Posted by WorldbyStorm in Uncategorized.

Andy Beckett has an useful overview of contemporary right populism. And one key point that needs to be stated time and again:

Having claimed to represent the people against the elite, populism also loses some of its credibility and vitality when populist premiers create their own versions of the establishment. The always-centralising, often complacent governments led by Trump and Boris Johnson look ever less like insurgencies and more like circles of cronies. They’ve made populism feel less novel and iconoclastic by pursuing traditional rightwing policies, such as outsourcing state functions to corporations and cutting taxes for the rich.

Pick example after example of right populists and it is remarkable how they conform to the nostrums of the right when in government. Of course the clue is in the name some may say, but the scattergun approach of populists, particularly in the way they pitch themselves as being different to previously existing formations and sections of the right, does point up a contradiction in their approach.

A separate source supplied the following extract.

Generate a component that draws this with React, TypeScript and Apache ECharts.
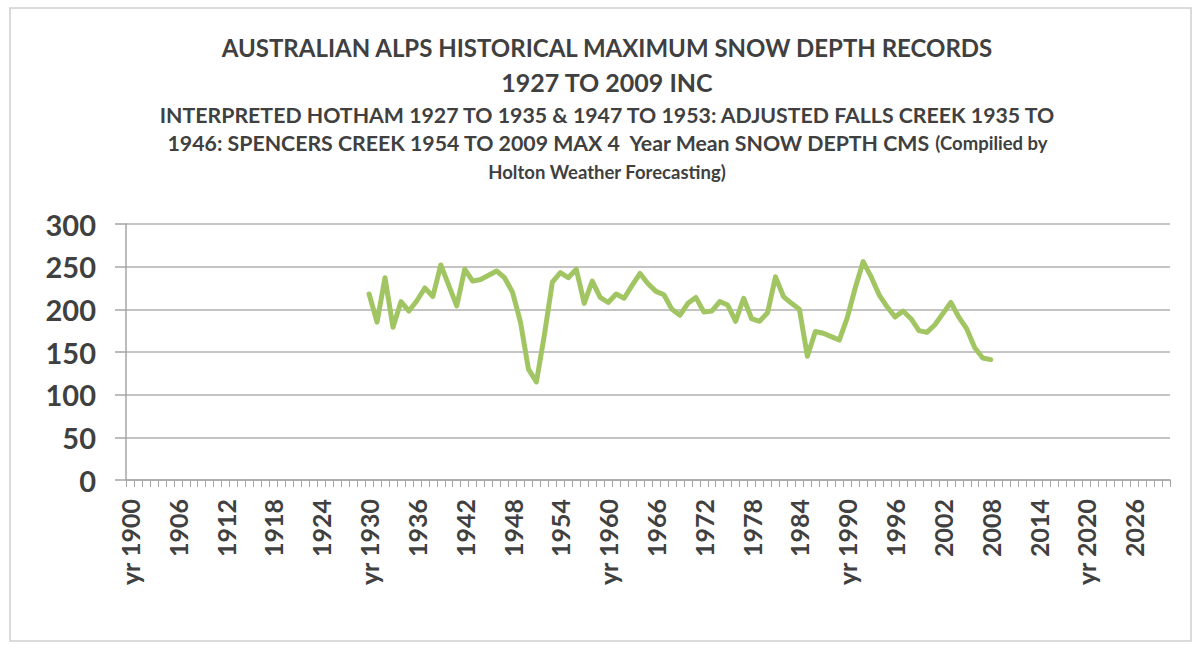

Perhaps this reality may bring home to those who place their trust in such quarters that such populisms of the right are – quite literally – business as usual with little or no deviation in that respect from previous approaches. Indeed the key difference could be said to be rhetoric, even in government. But that, as Beckett notes, only takes one so far.

Having been in government and in some instances failed abysmally in areas as basic as health and security of citizens then the gap between rhetoric and reality is quite clear. Which is not to say that right populism’s moment is over. Perhaps Trump will win another term, the course of events in the UK has yet to be determined and there are others near and far.

But as Beckett notes, populism has, in a sense, entered its own middle-age. And that must make for some differences ahead.